1362. A Taste of Hell – Simulating the Litigation Experience for Residents

Authors: Gary Robert Simonds, MD, FAANS; Gary Simonds; Chris Busch; Michael Benko; Brendan Klein; Zev Elias; Brian Saway (Black Mountain, NC)


We are concerned that residents are ill-prepared for the related harsh reality of malpractice deposition testimony and/or court room dramatics. We have sought to mitigate resident naiveté in this realm through experiential exercises in our weekly academic sessions. 


We routinely engage our residents (and ACP’s) in role-playing exercises related to malpractice litigation during our weekly academic sessions. Actual cases with associated complications or bad outcomes are employed. Cases selection is personalized to the resident (patients in whose care they were intimately involved). A one hour deposition is then conducted with litigation experienced neurosurgeons leading the plaintiff’s examination. The mock deposition is conducted before the entire team who are solicited for commentary only after the experience. The involved resident is then interviewed after the session. Paper and pencil surveys of the entire team are conducted.


Participating residents report becoming totally immersed in the scenarios with significant physiological and emotional reactions to the experience. Experienced witnesses report a strong sense of verisimilitude to the enactments. Residents report profound discomfort throughout the experience but uniformly consider it an invaluable exercise. Residents report tremendous growth in understanding of the process and how to navigate it. Particular areas of resonance included reflection on their own inadequate documentation, a sense of violation and injustice that must be overcome, control of emotions and limitation of aggressive responses, and tempering of the concept that the case can be won in the deposition.
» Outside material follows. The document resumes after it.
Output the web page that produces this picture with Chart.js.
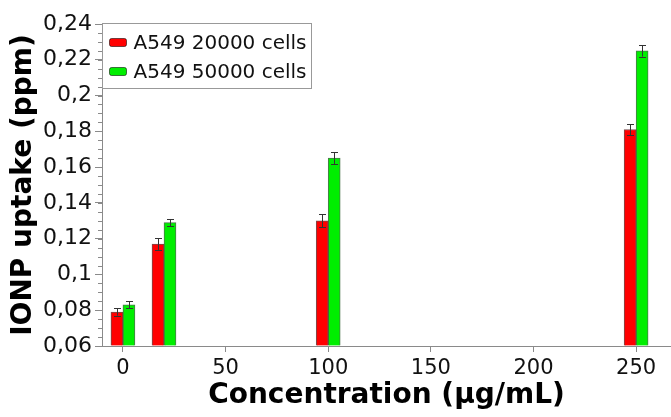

We believe regular role-playing exercises involving all sorts of stressful situations is an invaluable tool in the education of neurosurgical residents. It not only prepares cognitively for their challenges but also emotionally. Malpractice litigation is reported to be one of the most stressful experienced faced by neurosurgeons. We recommend initiation of such a experiential program in the training of neurosurgical residents.